Kiwi voters are going to be offered clear election choices across a wide range of policies that matter. This is clear from Labour’s mini-Manifesto, released at the weekend Congress. As promised, Labour’s offerings are positive and forward-looking. Besides education, there are policies on work, economy, schools, children, jobs, homes, environment, democracy, health, living costs and budget – put the commitments together and it’s a recipe for positive change.
Over the next little while we will spell out the differences between positive 21st century Labour and old hat more-of-the-same 1960’s National. They haven’t noticed the world has changed.
In the meantime, here’s the conclusion from Rod Oram’s July 6 Sunday Star-Times column headed “Clear choices ahead.” (Not on-line)
when voters weigh up National and Labour’s claims on economic management, they will need to consider the big differences between them on fiscal policy, monetary policy and economic transformation.
On monetary policy, National is steadfast against change, while Labour is advocating significant change to resist pressure on interest rates and the dollar. With both those rising, perhaps voters will engage on the issues.

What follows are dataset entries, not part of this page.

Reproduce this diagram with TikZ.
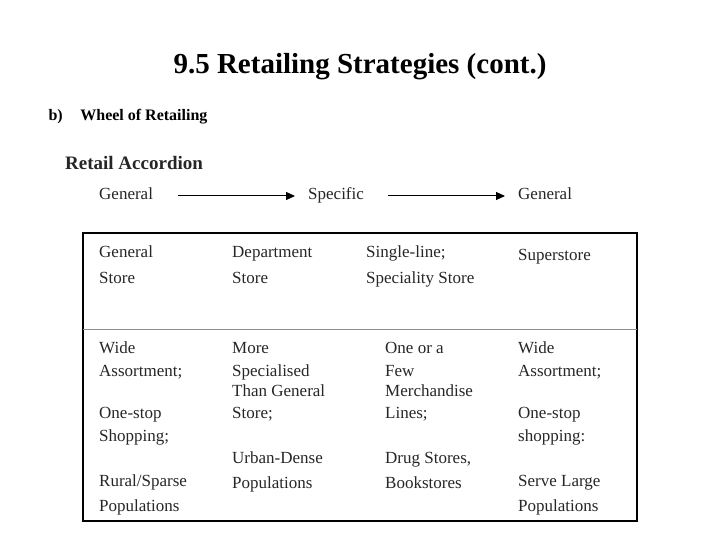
\documentclass[tikz,border=0pt]{standalone}
\usepackage{fontspec}
\setmainfont{Liberation Serif}
\usetikzlibrary{arrows.meta}
\begin{document}
\begin{tikzpicture}[x=1pt,y=-1pt,
  t/.style={anchor=base west,inner sep=0,font=\fontsize{17}{17}\selectfont,text=black!85},
  arr/.style={-{Triangle[length=9pt,width=8pt]},line width=1pt}]
\useasboundingbox (0,0) rectangle (720,540);
\node[font=\bfseries\fontsize{29}{29}\selectfont] (title) at (360,67) {9.5 Retailing Strategies (cont.)};
\node[anchor=west,font=\bfseries\fontsize{16}{16}\selectfont] (b) at (45,117) {b)\hspace{1.1em}Wheel of Retailing};
\node[anchor=base west,inner sep=0,font=\bfseries\fontsize{19}{19}\selectfont,text=black!85] (ra) at (65,170) {Retail Accordion};
\node[t] (g1) at (99,200) {General};
\node[t] (sp) at (308,200) {Specific};
\node[t] (g2) at (518,200) {General};
\coordinate (a1) at (178,196); \coordinate (a2) at (295,196);
\coordinate (a3) at (388,196); \coordinate (a4) at (505,196);
\draw[arr] (a1) -- (a2);
\draw[arr] (a3) -- (a4);
\draw[line width=1.3pt] (83,233) rectangle (637,521);
\draw[black!45,line width=0.8pt] (83,329) -- (637,329);
\foreach \x/\y/\s in {99/258/General,99/283/Store,232/258/Department,232/283/Store,
  366/258/{Single-line;},366/283/{Speciality Store},518/260/Superstore,
  99/353/Wide,99/376/{Assortment;},99/418/One-stop,99/441/{Shopping;},99/486/{Rural{/}Sparse},99/511/Populations,
  232/353/More,232/376/Specialised,232/396/{Than General},232/418/{Store;},232/463/Urban-Dense,232/488/Populations,
  385/353/{One or a},385/376/Few,385/396/Merchandise,385/418/{Lines;},385/463/{Drug Stores,},385/488/Bookstores,
  518/353/Wide,518/376/{Assortment;},518/418/One-stop,518/441/{shopping:},518/486/{Serve Large},518/511/Populations}
  \node[t] at (\x,\y) {\s};
\end{tikzpicture}
\end{document}
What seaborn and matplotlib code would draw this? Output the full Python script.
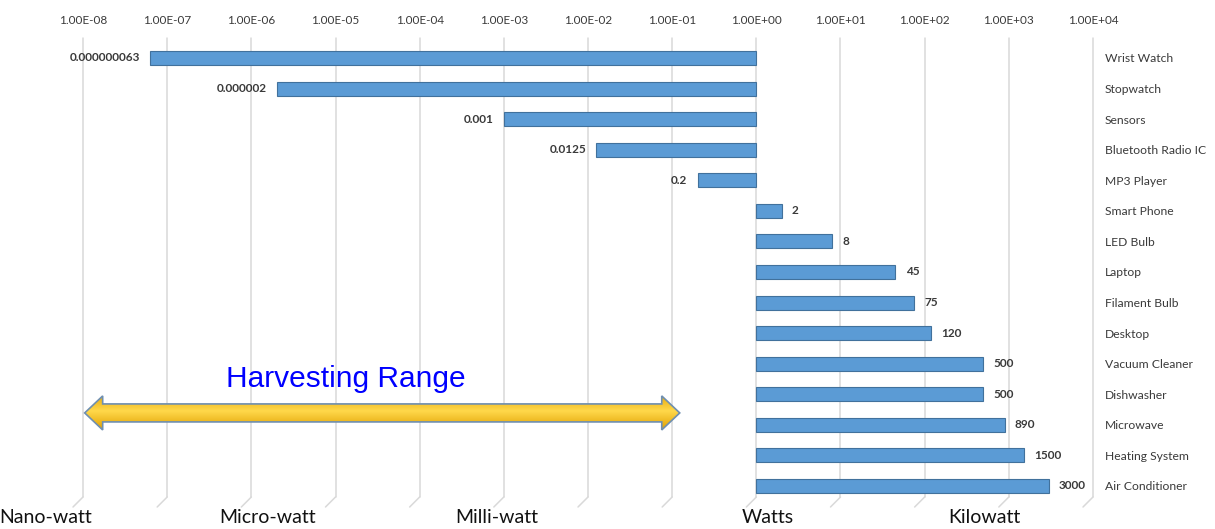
import numpy as np
import pandas as pd
import matplotlib
matplotlib.use("Agg")
import matplotlib.pyplot as plt
import seaborn as sns
from matplotlib.patches import Polygon
from matplotlib.colors import LinearSegmentedColormap

# ---------------- data ----------------
devices = ["Wrist Watch", "Stopwatch", "Sensors", "Bluetooth Radio IC", "MP3 Player",
           "Smart Phone", "LED Bulb", "Laptop", "Filament Bulb", "Desktop",
           "Vacuum Cleaner", "Dishwasher", "Microwave", "Heating System", "Air Conditioner"]
power_w = [0.000000063, 0.000002, 0.001, 0.0125, 0.2,
           2, 8, 45, 75, 120,
           500, 500, 890, 1500, 3000]
value_labels = ["0.000000063", "0.000002", "0.001", "0.0125", "0.2",
                "2", "8", "45", "75", "120",
                "500", "500", "890", "1500", "3000"]
decades = list(range(-8, 5))
tick_labels = ["1.00E-08", "1.00E-07", "1.00E-06", "1.00E-05", "1.00E-04", "1.00E-03",
               "1.00E-02", "1.00E-01", "1.00E+00", "1.00E+01", "1.00E+02", "1.00E+03",
               "1.00E+04"]
scale_names = ["Nano-watt", "Micro-watt", "Milli-watt", "Watts", "Kilowatt"]
scale_centers = [-8.45, -5.81, -3.08, 0.14, 2.71]   # label centres, in decades
harvest_range = [-7.98, -0.91]                       # arrow extent, in decades

df = pd.DataFrame({"device": devices, "log_power": np.log10(power_w), "label": value_labels})

# ---------------- style ----------------
sns.set_theme(style="white")
plt.rcParams["font.family"] = ["Lato", "DejaVu Sans"]

W, H = 1215, 529
fig = plt.figure(figsize=(W / 100, H / 100), dpi=100)
left_px, right_px, top_px, bottom_px = 83, 1093, 38, 497
ax = fig.add_axes([left_px / W, 1 - bottom_px / H, (right_px - left_px) / W,
                   (bottom_px - top_px) / H])

grid_c = "#d9d9d9"
txt_c = "#3a3a3a"
bar_c = "#5b9bd5"

sns.barplot(data=df, x="log_power", y="device", orient="h", color=bar_c,
            saturation=1, width=0.46, edgecolor="#41719c", linewidth=0.8,
            ax=ax, zorder=3)

ymin, ymax = -0.654, 14.36
ax.set_xlim(-8, 4)
ax.set_ylim(ymax, ymin)

for s in ax.spines.values():
    s.set_visible(False)

ax.set_xlabel("")
ax.set_ylabel("")

# top tick labels
ax.xaxis.tick_top()
ax.set_xticks(decades)
ax.set_xticklabels(tick_labels)
ax.tick_params(axis="x", length=0, pad=9, labelsize=8.5, labelcolor=txt_c)

# right category labels
ax.yaxis.tick_right()
ax.tick_params(axis="y", length=0, pad=8.5, labelsize=8.7, labelcolor=txt_c)

# grid
for t in decades:
    ax.axvline(t, color=grid_c, lw=1.1, zorder=0, clip_on=False)
    # little slanted floor ticks
    ax.plot([t, t - 10 / 84.2], [ymax, ymax + 10 / 30.57], color=grid_c, lw=1.1,
            clip_on=False, zorder=0)

# value labels
off = 0.12
for i, (lp, lab) in enumerate(zip(df["log_power"], df["label"])):
    if lp < 0:
        ax.text(lp - off, i, lab, ha="right", va="center", fontsize=8.5,
                color=txt_c, fontweight="bold")
    else:
        ax.text(lp + off, i, lab, ha="left", va="center", fontsize=8.5,
                color=txt_c, fontweight="bold")

# bottom scale names
for name, cx in zip(scale_names, scale_centers):
    ax.text(cx, ymax + 0.66, name, ha="center", va="center", fontsize=14,
            color="#111111", clip_on=False)

# harvesting range arrow
x0, x1 = harvest_range
yc = 11.61
px_x = 1 / 84.2
px_y = 1 / 30.57
hl = 18 * px_x
hh = 17 * px_y
sh = 9 * px_y
pts = [(x0, yc), (x0 + hl, yc - hh), (x0 + hl, yc - sh), (x1 - hl, yc - sh),
       (x1 - hl, yc - hh), (x1, yc), (x1 - hl, yc + hh), (x1 - hl, yc + sh),
       (x0 + hl, yc + sh), (x0 + hl, yc + hh)]
arrow = Polygon(pts, closed=True, facecolor="none", edgecolor="#6f8fb0", lw=1.2, zorder=5)
ax.add_patch(arrow)
grad = np.linspace(0, 1, 64)
grad = 1 - np.abs(grad - 0.45) * 1.4
cmap = LinearSegmentedColormap.from_list("gold", ["#e0a000", "#ffd84a"])
im = ax.imshow(grad[:, None], extent=[x0, x1, yc + hh, yc - hh], aspect="auto",
               cmap=cmap, zorder=4, interpolation="bilinear")
im.set_clip_path(Polygon(pts, closed=True, transform=ax.transData))
ax.set_xlim(-8, 4)
ax.set_ylim(ymax, ymin)

ax.text(-4.88, yc - 1.1, "Harvesting Range", ha="center", va="center",
        fontsize=21.5, color="#0000ff", family=["Liberation Sans", "DejaVu Sans"])

fig.savefig("out.png", dpi=100, facecolor="white")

Likewise on economic transformation, falling prices for dairy, forestry and other commodities are challenging both parties to articulate credible strategies. For example, National’s goal of doubling exports by 2025 requires them tot grow by between 5.5 per cent and 7.5 per cent a year. But Treasury is forecasting annual growth of only 2.2 per cent over the next four years.
Thus, this is an election with very clear choices for voters about new Zealand’s economic future.
I’ll post the whole article when it appears on-line. It’s worth a read.